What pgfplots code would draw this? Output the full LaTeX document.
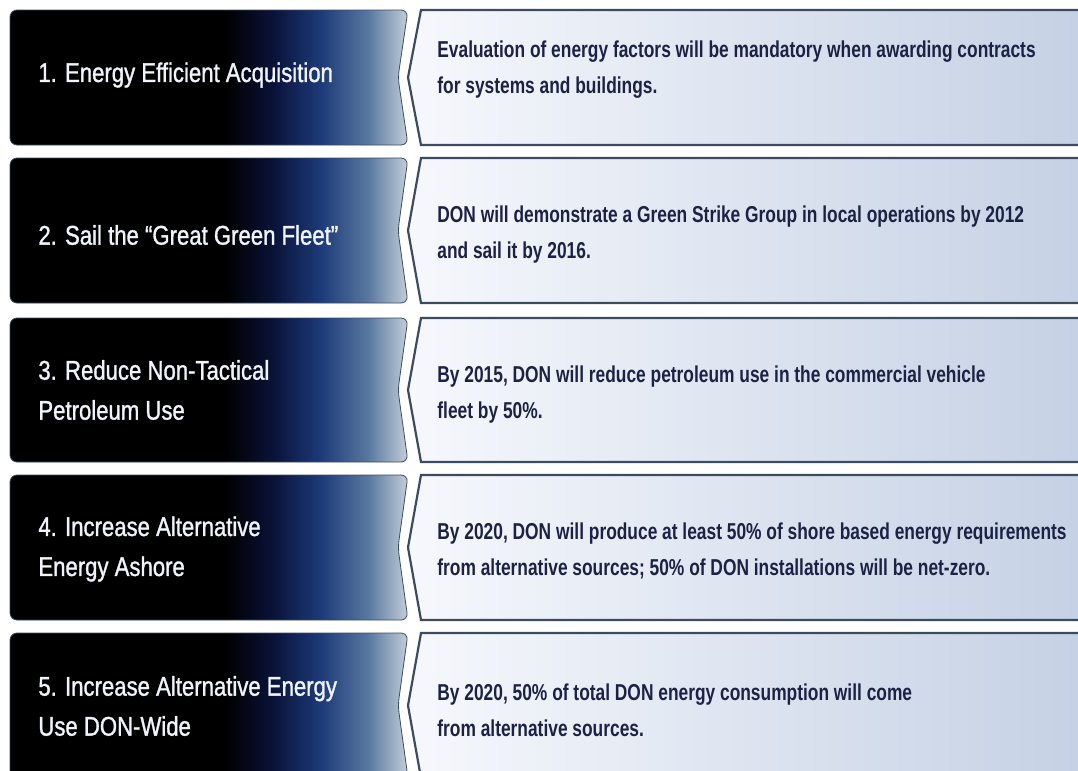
\documentclass[border=0pt]{standalone}
\usepackage{pgfplots}
\pgfplotsset{compat=1.18}
\usepackage{fontspec}
\setmainfont{Liberation Sans}
\newfontfamily\condreg{Liberation Sans}[FakeStretch=0.82, FakeBold=1.2]
\newfontfamily\condbold{Liberation Sans}[FakeStretch=0.755]

\definecolor{navytext}{HTML}{1C2244}
\definecolor{panelline}{HTML}{3D4B60}
\definecolor{lefttext}{HTML}{F0F4FA}
\definecolor{paleL}{HTML}{F6F8FC}
\definecolor{paleR}{HTML}{C4D0E4}

% black -> navy -> steel blue -> pale grey across the label box (box maps to 25bp..75bp)
\pgfdeclarehorizontalshading{labelshade}{100bp}{
  color(0bp)=(black); color(25bp)=(black); color(52bp)=(black);
  color(58bp)=({rgb,255:red,10;green,18;blue,56}); color(64bp)=({rgb,255:red,28;green,58;blue,120});
  color(70bp)=({rgb,255:red,88;green,120;blue,160}); color(75bp)=({rgb,255:red,196;green,206;blue,216});
  color(100bp)=({rgb,255:red,196;green,206;blue,216})}

\begin{document}
\begin{tikzpicture}
\begin{axis}[
  name=ax,
  width=539pt, height=385.5pt,
  scale only axis,
  hide axis,
  clip=true,
  xmin=0, xmax=1078,
  ymin=0, ymax=771,
  y dir=reverse,
  ]
  % left label boxes (chevron notch on the right side)
  \addplot[shade, shading=labelshade, draw=panelline, line width=0.4pt, rounded corners=3.5pt, mark=none]
    coordinates {(10,10) (408,10) (398,77.5) (408,145) (10,145)} -- cycle;
  \addplot[shade, shading=labelshade, draw=panelline, line width=0.4pt, rounded corners=3.5pt, mark=none]
    coordinates {(10,158) (408,158) (398,230.5) (408,303) (10,303)} -- cycle;
  \addplot[shade, shading=labelshade, draw=panelline, line width=0.4pt, rounded corners=3.5pt, mark=none]
    coordinates {(10,318) (408,318) (398,390) (408,462) (10,462)} -- cycle;
  \addplot[shade, shading=labelshade, draw=panelline, line width=0.4pt, rounded corners=3.5pt, mark=none]
    coordinates {(10,475) (408,475) (398,547.5) (408,620) (10,620)} -- cycle;
  \addplot[shade, shading=labelshade, draw=panelline, line width=0.4pt, rounded corners=3.5pt, mark=none]
    coordinates {(10,633) (408,633) (398,705.5) (408,778) (10,778)} -- cycle;

  % right description boxes
  \addplot[left color=paleL, right color=paleR, draw=panelline, line width=1.1pt, mark=none]
    coordinates {(421,10) (1095,10) (1095,145) (421,145) (408,77.5)} -- cycle;
  \addplot[left color=paleL, right color=paleR, draw=panelline, line width=1.1pt, mark=none]
    coordinates {(421,158) (1095,158) (1095,303) (421,303) (408,230.5)} -- cycle;
  \addplot[left color=paleL, right color=paleR, draw=panelline, line width=1.1pt, mark=none]
    coordinates {(421,318) (1095,318) (1095,462) (421,462) (408,390)} -- cycle;
  \addplot[left color=paleL, right color=paleR, draw=panelline, line width=1.1pt, mark=none]
    coordinates {(421,475) (1095,475) (1095,620) (421,620) (408,547.5)} -- cycle;
  \addplot[left color=paleL, right color=paleR, draw=panelline, line width=1.1pt, mark=none]
    coordinates {(421,633) (1095,633) (1095,778) (421,778) (408,705.5)} -- cycle;

  % labels
  \begin{scope}[every node/.style={anchor=west, align=left, inner sep=0pt, text=lefttext,
      font=\condreg\fontsize{13.5}{20}\selectfont}]
    \node at (axis cs:38,75) {1. Energy Efficient Acquisition};
    \node at (axis cs:38,235) {2. Sail the “Great Green Fleet”};
    \node at (axis cs:38,390) {3. Reduce Non-Tactical\\Petroleum Use};
    \node at (axis cs:38,549) {4. Increase Alternative\\Energy Ashore};
    \node at (axis cs:38,706) {5. Increase Alternative Energy\\Use DON-Wide};
  \end{scope}

  \begin{scope}[every node/.style={anchor=west, align=left, inner sep=0pt, text=navytext,
      font=\condbold\bfseries\fontsize{11.5}{18}\selectfont}]
    \node at (axis cs:437,70) {Evaluation of energy factors will be mandatory when awarding contracts\\for systems and buildings.};
    \node at (axis cs:437,235) {DON will demonstrate a Green Strike Group in local operations by 2012\\and sail it by 2016.};
    \node at (axis cs:437,395) {By 2015, DON will reduce petroleum use in the commercial vehicle\\fleet by 50\%.};
    \node at (axis cs:437,551) {By 2020, DON will produce at least 50\% of shore based energy requirements\\from alternative sources; 50\% of DON installations will be net-zero.};
    \node at (axis cs:437,710) {By 2020, 50\% of total DON energy consumption will come\\from alternative sources.};
  \end{scope}
\end{axis}
\pgfresetboundingbox
\path[use as bounding box] (ax.south west) rectangle (ax.north east);
\end{tikzpicture}
\end{document}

────────────────

=== Stated exercise ===
Copy the listing word for word, excluding its pictures.

=== Reply ===
What pgfplots code would draw this? Output the full LaTeX document.
\documentclass[border=0pt]{standalone}
\usepackage{pgfplots}
\pgfplotsset{compat=1.18}
\usepackage{fontspec}
\setmainfont{Liberation Sans}
\newfontfamily\condreg{Liberation Sans}[FakeStretch=0.82, FakeBold=1.2]
\newfontfamily\condbold{Liberation Sans}[FakeStretch=0.755]

\definecolor{navytext}{HTML}{1C2244}
\definecolor{panelline}{HTML}{3D4B60}
\definecolor{lefttext}{HTML}{F0F4FA}
\definecolor{paleL}{HTML}{F6F8FC}
\definecolor{paleR}{HTML}{C4D0E4}

% black -> navy -> steel blue -> pale grey across the label box (box maps to 25bp..75bp)
\pgfdeclarehorizontalshading{labelshade}{100bp}{
  color(0bp)=(black); color(25bp)=(black); color(52bp)=(black);
  color(58bp)=({rgb,255:red,10;green,18;blue,56}); color(64bp)=({rgb,255:red,28;green,58;blue,120});
  color(70bp)=({rgb,255:red,88;green,120;blue,160}); color(75bp)=({rgb,255:red,196;green,206;blue,216});
  color(100bp)=({rgb,255:red,196;green,206;blue,216})}

\begin{document}
\begin{tikzpicture}
\begin{axis}[
  name=ax,
  width=539pt, height=385.5pt,
  scale only axis,
  hide axis,
  clip=true,
  xmin=0, xmax=1078,
  ymin=0, ymax=771,
  y dir=reverse,
  ]
  % left label boxes (chevron notch on the right side)
  \addplot[shade, shading=labelshade, draw=panelline, line width=0.4pt, rounded corners=3.5pt, mark=none]
    coordinates {(10,10) (408,10) (398,77.5) (408,145) (10,145)} -- cycle;
  \addplot[shade, shading=labelshade, draw=panelline, line width=0.4pt, rounded corners=3.5pt, mark=none]
    coordinates {(10,158) (408,158) (398,230.5) (408,303) (10,303)} -- cycle;
  \addplot[shade, shading=labelshade, draw=panelline, line width=0.4pt, rounded corners=3.5pt, mark=none]
    coordinates {(10,318) (408,318) (398,390) (408,462) (10,462)} -- cycle;
  \addplot[shade, shading=labelshade, draw=panelline, line width=0.4pt, rounded corners=3.5pt, mark=none]
    coordinates {(10,475) (408,475) (398,547.5) (408,620) (10,620)} -- cycle;
  \addplot[shade, shading=labelshade, draw=panelline, line width=0.4pt, rounded corners=3.5pt, mark=none]
    coordinates {(10,633) (408,633) (398,705.5) (408,778) (10,778)} -- cycle;

  % right description boxes
  \addplot[left color=paleL, right color=paleR, draw=panelline, line width=1.1pt, mark=none]
    coordinates {(421,10) (1095,10) (1095,145) (421,145) (408,77.5)} -- cycle;
  \addplot[left color=paleL, right color=paleR, draw=panelline, line width=1.1pt, mark=none]
    coordinates {(421,158) (1095,158) (1095,303) (421,303) (408,230.5)} -- cycle;
  \addplot[left color=paleL, right color=paleR, draw=panelline, line width=1.1pt, mark=none]
    coordinates {(421,318) (1095,318) (1095,462) (421,462) (408,390)} -- cycle;
  \addplot[left color=paleL, right color=paleR, draw=panelline, line width=1.1pt, mark=none]
    coordinates {(421,475) (1095,475) (1095,620) (421,620) (408,547.5)} -- cycle;
  \addplot[left color=paleL, right color=paleR, draw=panelline, line width=1.1pt, mark=none]
    coordinates {(421,633) (1095,633) (1095,778) (421,778) (408,705.5)} -- cycle;

  % labels
  \begin{scope}[every node/.style={anchor=west, align=left, inner sep=0pt, text=lefttext,
      font=\condreg\fontsize{13.5}{20}\selectfont}]
    \node at (axis cs:38,75) {1. Energy Efficient Acquisition};
    \node at (axis cs:38,235) {2. Sail the “Great Green Fleet”};
    \node at (axis cs:38,390) {3. Reduce Non-Tactical\\Petroleum Use};
    \node at (axis cs:38,549) {4. Increase Alternative\\Energy Ashore};
    \node at (axis cs:38,706) {5. Increase Alternative Energy\\Use DON-Wide};
  \end{scope}

  \begin{scope}[every node/.style={anchor=west, align=left, inner sep=0pt, text=navytext,
      font=\condbold\bfseries\fontsize{11.5}{18}\selectfont}]
    \node at (axis cs:437,70) {Evaluation of energy factors will be mandatory when awarding contracts\\for systems and buildings.};
    \node at (axis cs:437,235) {DON will demonstrate a Green Strike Group in local operations by 2012\\and sail it by 2016.};
    \node at (axis cs:437,395) {By 2015, DON will reduce petroleum use in the commercial vehicle\\fleet by 50\%.};
    \node at (axis cs:437,551) {By 2020, DON will produce at least 50\% of shore based energy requirements\\from alternative sources; 50\% of DON installations will be net-zero.};
    \node at (axis cs:437,710) {By 2020, 50\% of total DON energy consumption will come\\from alternative sources.};
  \end{scope}
\end{axis}
\pgfresetboundingbox
\path[use as bounding box] (ax.south west) rectangle (ax.north east);
\end{tikzpicture}
\end{document}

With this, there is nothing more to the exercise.